IPTL: Watching Roger Federer, others a dream for Indian tennis fans
Aimed at whetting the appetite of Asian fans, generally starved of top-level action, the reaction in India to the International Premier Tennis League (IPTL) was crucial to the inaugural tournament's fortunes.
New Delhi: Aimed at whetting the appetite of Asian fans, generally starved of top-level action, the reaction in India to the International Premier Tennis League (IPTL) was crucial to the inaugural tournament's fortunes.
The tournament, conceptualised by former India Davis Cupper and multiple Grand Slam winner Mahesh Bhupathi, targetted that part of the Asian audience who are forced to content themselves seeing the creme de la creme of the sport only through television, with a heavy emphasis on the Indian market.
Bhupathi planned to provide the malnourished Indian fans with the right supplement, with an eye on making his attempt a profit-making exercise. The tournament had four teams participating in the first season - Indian Aces, Manila Mavericks, UAE Royals and Singapore Slammers - with the matches in all the four cities starting in Manila and ending in Dubai with stops in Singapore and New Delhi.
With the business angle in mind, the competition began in November with the period for action carefully chosen, utilising the break in the ATP calendar after a gruelling season, to maximise chances of the availability of all big names in the maiden venture.
The league was admittedly modelled after the Indian Premier League's franchise-based structure but in reality all rules were heavily borrowed from the World Team Tennis that started in the 1970s.
Keeping the obvious business proposition intact, tickets were kept at a premium, with the lowest range for the three-day (Dec 6,7 and 8) event to be played at the Indira Gandhi Indoor Arena, pegged at Rs 3,240 to as high as Rs 49,680 and Rs 29,160.
The organisers pulled all the stops to make it a success on-and-off-the court, naming an all-star cast last including World No.1 Novak Djokovic (UAE Royals), 17-time Grand Slam winner Roger Federer, women's No.1 Serena Williams and pin-up girl Maria Sharapova. They were tight-lipped about the remuneration paid to these stars but unconfirmed reports suggested Federer was given a hefty sum of 2.4 million dollars.
Bhupathi, whose wife Lara Dutta, herself a Bollywood star, drew in more glamour with prominent Bollywood stars like Amitabh Bachchan, Aamir Khan, Deepika Padukone and Akshay Kumar watching the action live and even indulging in some fun-hitting.
But the presence of such stars, cocktailed with a heavy dose of glamour, still weren't enough to fill the 15,000-capacity Indira Gandhi Indoor Stadium, one of the largest in Asia. The large crowd that attended the stadium were more eager to watch Federer, acknowledged as one of the greatest players ever, rather than enjoy tennis of the highest order.

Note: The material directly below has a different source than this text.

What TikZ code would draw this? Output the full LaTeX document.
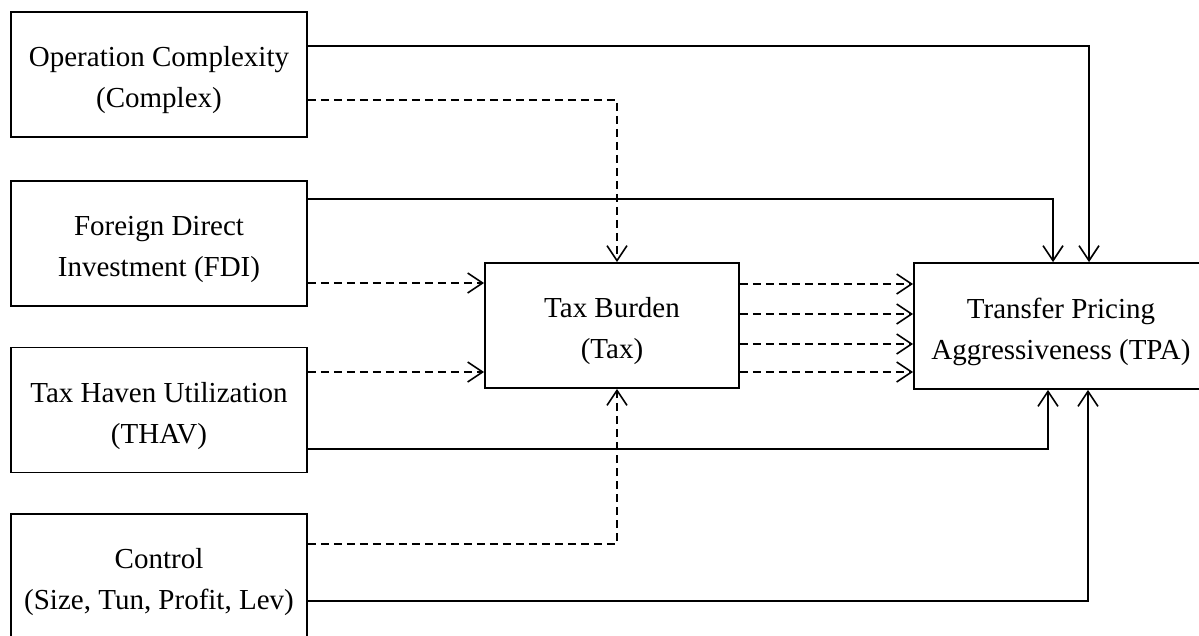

The crowd assembled shouted "Roger, Roger" spontaneously at every given opportunity, who showed glimpses of his enormous talent to awestruck fans. The mood was festive and intensity of most matches exhibition at best. Indian fans were happy with that, as long as they could worship Federer.
It was the marquee match, Djokovic vs Federer, deliberately scheduled as the final match of the New Delhi leg, that showed what top-level tennis was all about.
Both players were at their best and gave nothing away in a frantic see-saw contest that gave a glimpse of what the global audience missed when he withdrew from the season-ending ATP World Tour Finals in London due to an injury.
Though questions regarding the tournament's business model, lack of clarity over player contracts and sustainability remain, average tennis fans, not concerned about these weighty issues, got what they wanted,a point highlighted by Asish Arora, who watched the action unfold in front of his eyes on all three days.
"Watching Federer and the rest was a dream. This is the greatest experience of my life. Never thought I will be able to watch them live in action," Arora said.
Suffice to say his comments sum up the mood of the Indian audience.